Imports Helped Alleviate the Formula Crisis. Why Are We About to Start Taxing Them Again?

Dear Capitolisters,
One of this newsletter’s persistent, albeit depressing, themes is that bad policy can linger for years, even decades, after it’s been proven ineffective at best and destructive at worst. There are plenty of examples of this problem—people have even written books about it—but there may end up being no better example than baby formula, a frequent topic of my 2022 scribblings.
Indeed, just as American store shelves are returning to some semblance of supply normalcy—thanks in no small part to the emergency liberalization of multiple U.S. restrictions on European and other foreign-made formula products—the federal government appears ready to reapply high, potentially prohibitive, taxes on the very imports that helped save the day.

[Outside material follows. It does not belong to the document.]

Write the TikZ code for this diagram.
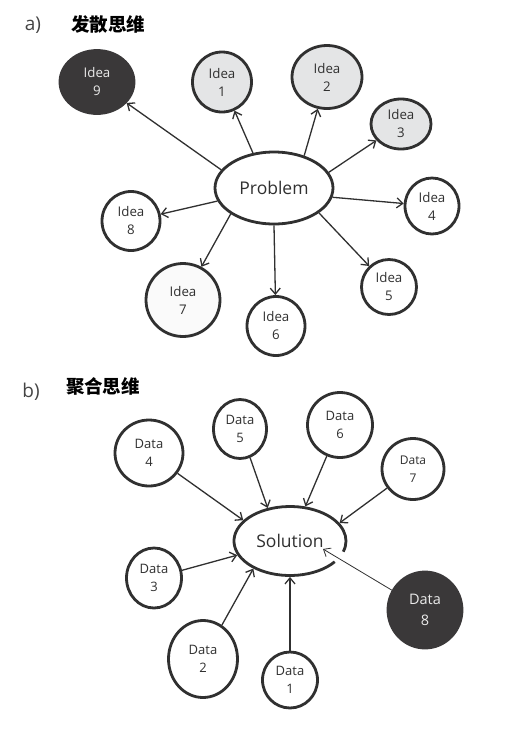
\documentclass[tikz,border=0pt]{standalone}
\usepackage{fontspec}
\setmainfont{Open Sans}
\newfontfamily\cjk{Noto Sans CJK SC}
\usetikzlibrary{shapes.geometric,arrows.meta}
\definecolor{ink}{HTML}{303030}
\definecolor{dark}{HTML}{3A3839}
\definecolor{lgray}{HTML}{E4E5E6}
\definecolor{offw}{HTML}{FAFAFA}
\begin{document}
\begin{tikzpicture}[x=1pt,y=-1pt,
  bub/.style={ellipse, draw=ink, line width=2.8pt, inner sep=0pt, align=center,
    text=ink, fill=white, font=\fontsize{13.3}{18}\selectfont},
  darkbub/.style={bub, fill=dark, draw=dark, text=white!92!black},
  graybub/.style={bub, fill=lgray},
  databub/.style={bub, font=\fontsize{13}{18.5}\selectfont},
  conn/.style={draw=ink, line width=1.3pt, -{Straight Barb[length=6pt,width=10pt]}},
  thinconn/.style={draw=ink, line width=0.8pt, -{Straight Barb[length=6pt,width=10pt]}},
  lbl/.style={text=ink!90, font=\fontsize{19}{20}\selectfont},
  ttl/.style={text=black, font=\cjk\bfseries\fontsize{18.5}{20}\selectfont}]
\path[use as bounding box, fill=white] (0,0) rectangle (516,732);

% ---------- a) ----------
\node[lbl] (la) at (33,25) {a)};
\node[ttl] (ta) at (108,24) {发散思维};

\node[bub, minimum width=118pt, minimum height=72pt, font=\fontsize{17.5}{20}\selectfont] (prob) at (274,188) {Problem};

\node[darkbub, minimum width=74pt, minimum height=63pt] (i9) at (97,82) {Idea\\9};
\node[graybub, minimum width=59pt, minimum height=60pt] (i1) at (222,82) {Idea\\1};
\node[graybub, minimum width=70pt, minimum height=63pt] (i2) at (327,77) {Idea\\2};
\node[graybub, minimum width=60pt, minimum height=50pt] (i3) at (401,124) {Idea\\3};
\node[bub, minimum width=54pt, minimum height=56pt] (i4) at (432,206) {Idea\\4};
\node[bub, minimum width=55pt, minimum height=55pt] (i5) at (389,287) {Idea\\5};
\node[bub, minimum width=58pt, minimum height=59pt] (i6) at (276,326) {Idea\\6};
\node[bub, fill=offw, minimum width=74pt, minimum height=73pt] (i7) at (183,300) {Idea\\7};
\node[bub, minimum width=58pt, minimum height=59pt] (i8) at (131,221) {Idea\\8};

\foreach \a/\t in {161/i9,121/i1,47/i2,16/i3,351/i4,331/i5,270/i6,211/i7,193/i8}
  \draw[conn] (prob.\a) -- (\t);

% ---------- b) ----------
\node[lbl] (lb) at (31,392) {b)};
\node[ttl] (tb) at (103,386) {聚合思维};

\node[ellipse, inner sep=0pt, line width=2.8pt, minimum width=112pt, minimum height=69pt,
      text=ink, font=\fontsize{17.5}{20}\selectfont] (sol) at (290,541) {Solution};
\draw[ink, line width=2.8pt] ([shift={(37:56 and 34.5)}]sol.center)
  arc[start angle=37, end angle=378, x radius=56, y radius=34.5];

\node[databub, minimum width=68pt, minimum height=66pt] (d4) at (149,453) {Data\\4};
\node[databub, minimum width=53pt, minimum height=59pt] (d5) at (240,429) {Data\\5};
\node[databub, minimum width=65pt, minimum height=65pt] (d6) at (340,425) {Data\\6};
\node[databub, minimum width=62pt, minimum height=61pt, font=\fontsize{12}{17.5}\selectfont] (d7) at (413,469) {Data\\7};
\node[databub, minimum width=55pt, minimum height=60pt] (d3) at (154,578) {Data\\3};
\node[databub, minimum width=69pt, minimum height=77pt] (d2) at (203,659) {Data\\2};
\node[databub, minimum width=55pt, minimum height=56pt] (d1) at (290,680) {Data\\1};
\node[darkbub, minimum width=74pt, minimum height=76pt, font=\fontsize{14.5}{21}\selectfont] (d8) at (425,610) {Data\\8};

\foreach \s/\a in {d4/156,d5/124,d6/66,d7/20,d3/195,d2/217,d1/270}
  \draw[conn] (\s) -- (sol.\a);
\coordinate (solin) at (323,549);
\draw[thinconn] (d8) -- (solin);
\end{tikzpicture}
\end{document}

Looking Back at the Baby Formula Crisis
Before we get to that, however, a quick refresher as to how we got here (see this for details): The United States has—thanks to intense lobbying by the politically-powerful U.S. dairy industry—long imposed a complicated system of domestic regulations and “tariff rate quotas” on imports of milk, cheese, and other dairy products. Among those other products are infant formula and its base ingredient, dry milk, and import taxes averaged out to an effective rate of about 25 percent. When combined with the FDA’s onerous regulatory (“non-tariff”) restrictions, which subjected popular formulas approved by competent regulators abroad (the EU, U.K., New Zealand, etc.) to a laundry list of nitpicky rules, the trade restrictions effectively walled off the United States from all foreign formula brands—even ones that many American parents really wanted (and went underground to get).